We ask this same question of system administrators every time we hear of some rogue person stealing a bunch of data from a company.
The solution is to monitor file access and log management. The solution is candidly not easy, and although simple to implement, it is problematic to maintain.
We all do it. We install a system and turn on some logging. But does anyone actually read the logs?
Guess what? The most effective way to identify malware after it has installed is to catch it accessing the types of files it was designed to harvest. The same question could be raised in the rogue user scenario as well. Should we have been able to catch a user stealing hundreds of files they had the rights to use?
I’m not all gloom and doom here . There are some excellent solutions out there now to assist you with this task. They are the DLP and SIEM solutions we hear about every day from our security vendors.

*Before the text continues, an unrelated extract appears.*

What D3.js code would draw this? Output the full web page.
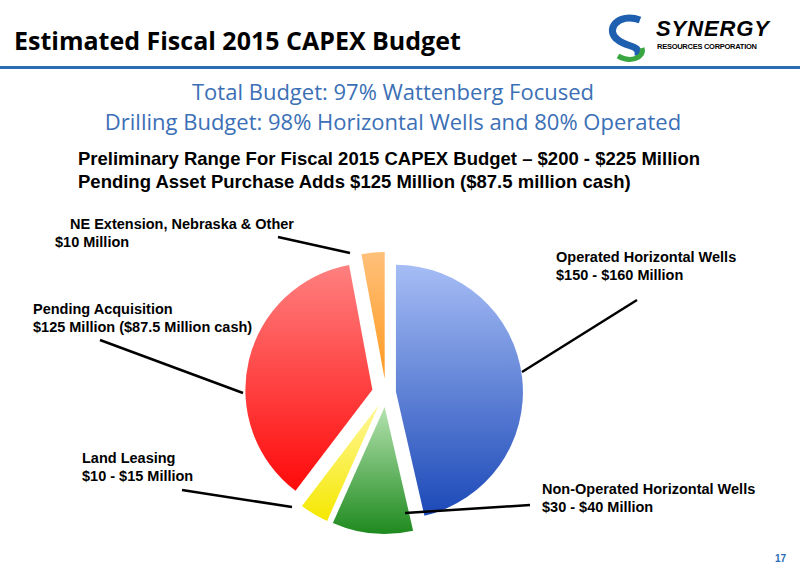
<!DOCTYPE html>
<html><head><meta charset="utf-8">
<script src="https://cdn.jsdelivr.net/npm/d3@7"></script>
<style>body{margin:0;background:#fff}svg{display:block}</style>
</head><body>
<svg id="c" width="800" height="571"></svg>
<script>
const categories = ["Operated Horizontal Wells","Non-Operated Horizontal Wells","Land Leasing","Pending Acquisition","NE Extension, Nebraska & Other"];
const values = [158, 35, 12.5, 125, 10];
const labels = [
  ["Operated Horizontal Wells","$150 - $160 Million"],
  ["Non-Operated Horizontal Wells","$30 - $40 Million"],
  ["Land Leasing","$10 - $15 Million"],
  ["Pending Acquisition","$125 Million ($87.5 Million cash)"],
  ["NE Extension, Nebraska & Other","$10 Million"]
];
const colors = [["#a6bdf5","#1c49b8"],["#b5e3b0","#1e8a1e"],["#fff79a","#f5e800"],["#ff8080","#ff0a0a"],["#ffc07a","#ff9a1f"]];

const svg = d3.select("#c");
const font = "Liberation Sans, Arial, sans-serif";
svg.append("text").attr("x",14).attr("y",50).attr("font-family","Open Sans, Lato, sans-serif")
  .attr("font-weight","bold").attr("font-size",25).attr("fill","#000").text("Estimated Fiscal 2015 CAPEX Budget");
svg.append("rect").attr("x",0).attr("y",66).attr("width",800).attr("height",3).attr("fill","#2a6db5");
// logo
const lg = svg.append("g");
lg.append("path").attr("d","M640,20 C618,12 604,30 618,40 C628,48 640,44 638,56").attr("fill","none").attr("stroke","#1f5fb0").attr("stroke-width",7);
lg.append("path").attr("d","M618,56 C630,63 645,58 642,48").attr("fill","none").attr("stroke","#3aa640").attr("stroke-width",5);
lg.append("text").attr("x",656).attr("y",36).attr("font-family",font).attr("font-weight","bold").attr("font-style","italic").attr("font-size",22).attr("textLength",113).text("SYNERGY");
lg.append("text").attr("x",657).attr("y",49).attr("font-family",font).attr("font-weight","bold").attr("font-size",7.5).attr("textLength",100).text("RESOURCES CORPORATION");

svg.append("text").attr("x",393).attr("y",100).attr("text-anchor","middle").attr("font-family","Open Sans, sans-serif").attr("font-size",22).attr("fill","#3b6fb6").text("Total Budget: 97% Wattenberg Focused");
svg.append("text").attr("x",393).attr("y",130).attr("text-anchor","middle").attr("font-family","Open Sans, sans-serif").attr("font-size",22).attr("fill","#3b6fb6").text("Drilling Budget: 98% Horizontal Wells and 80% Operated");
svg.append("text").attr("x",78).attr("y",165).attr("font-family",font).attr("font-weight","bold").attr("font-size",18.5).text("Preliminary Range For Fiscal 2015 CAPEX Budget \u2013 $200 - $225 Million");
svg.append("text").attr("x",78).attr("y",188).attr("font-family",font).attr("font-weight","bold").attr("font-size",18.5).text("Pending Asset Purchase Adds $125 Million ($87.5 million cash)");

const cx = 386, cy = 393, r = 127;
const pie = d3.pie().sort(null).value(d=>d)(values);
const arc = d3.arc().innerRadius(0).outerRadius(r);
const defs = svg.append("defs");
colors.forEach((c,i)=>{
  const g = defs.append("linearGradient").attr("id","g"+i).attr("x1",0).attr("y1",0).attr("x2",0).attr("y2",1);
  g.append("stop").attr("offset","0%").attr("stop-color",c[0]);
  g.append("stop").attr("offset","100%").attr("stop-color",c[1]);
});
const explode = [10, 14, 14, 14, 14];
const pg = svg.append("g").attr("transform",`translate(${cx},${cy})`);
pie.forEach((p,i)=>{
  const m = (p.startAngle+p.endAngle)/2;
  const dx = Math.sin(m)*explode[i], dy = -Math.cos(m)*explode[i];
  pg.append("path").attr("d",arc(p)).attr("transform",`translate(${dx},${dy})`).attr("fill",`url(#g${i})`);
});
// leader lines and labels
const leaders = [[[522,372],[637,300]],[[405,513],[530,505]],[[292,507],[182,490]],[[243,393],[100,340]],[[350,253],[278,237]]];
leaders.forEach(l=>svg.append("line").attr("x1",l[0][0]).attr("y1",l[0][1]).attr("x2",l[1][0]).attr("y2",l[1][1]).attr("stroke","#000").attr("stroke-width",2.5));
const lpos = [[556,262],[542,494],[82,463],[33,314],[66,229]];
labels.forEach((L,i)=>{
  const t = svg.append("text").attr("font-family",font).attr("font-weight","bold").attr("font-size",14.5).attr("fill","#000");
  if(i===4){
    t.append("tspan").attr("x",70).attr("y",lpos[i][1]).text(L[0]);
    t.append("tspan").attr("x",55).attr("y",lpos[i][1]+18).text(L[1]);
  } else L.forEach((s,j)=>t.append("tspan").attr("x",lpos[i][0]).attr("y",lpos[i][1]+j*18).text(s));
});
svg.append("text").attr("x",786).attr("y",562).attr("text-anchor","end").attr("font-family",font).attr("font-weight","bold").attr("font-size",10).attr("fill","#2a6db5").text("17");
</script>
</body></html>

They have become so popular that there are even free ones (to a point) for those organizations on a budget. The main challenge here is to actually get the data into the DLP or SIEM, and then build your alerting benchmarks and mechanisms into the solution to throw an alarm when you need it.
Step 3 – Preventing Data Exfiltration. The problem with this one is that it does require some forethought and likely changes to the way you allow access to your network. Additionally, we haven’t found a really inexpensive answer, but we do provide you with some options.
To prevent data exfiltration is a two-part process.
Part 1 – How bad is your firewall policy? Or how open are your VPN and Internet access policies?
If your firewall rule base looks like the examples from the typical firewall manual,
You are going to have a BIG problem catching and blocking malware from sending your data out of your network (let alone that rogue employee). So, the first step is to fill out your firewall policy.
Firewalls are meant to apply rules on source, destination, and service. Fill in all the blanks.
This gets us to at least a more controlled access model where we can start applying some monitoring logic when looking for malware.
Part 2 – Augment or replace your old firewalls. So here is the current challenge we face – the majority of the malware today communicates on HTTP and HTTPS. The rest leverage ICMP, FTP, DNS, and a few random ports.
Outside of basic filtering, “old skool” firewalls are useless at preventing or blocking most of this traffic, as they are not application or protocol aware.
– Augment – If it is cost prohibitive to replace your current firewalls, look at these technologies:
- A proxy or content filter – They have the ability to monitor the applications and malware trying to leave your environment.
- Malware IDS/IPS Solutions (Damballa and FireEye) – These are purpose-built monitoring and analyzing solutions that process the data traversing your network and can identify infected hosts, as well as infestation attempts.
– Replace – If you have the budget, maybe it is time to evaluate one of those new “Next Gen” firewalls. They have application awareness and some even provide malware analysis built right in.
Ultimately by leveraging the concepts outlined above, you will have established a set of security controls that can assist you in preventing malware infections and provide you with ability to identify an infection, as well as prevent data exfiltration by a malware infection from within your organization… and maybe even save some of your budget along the way.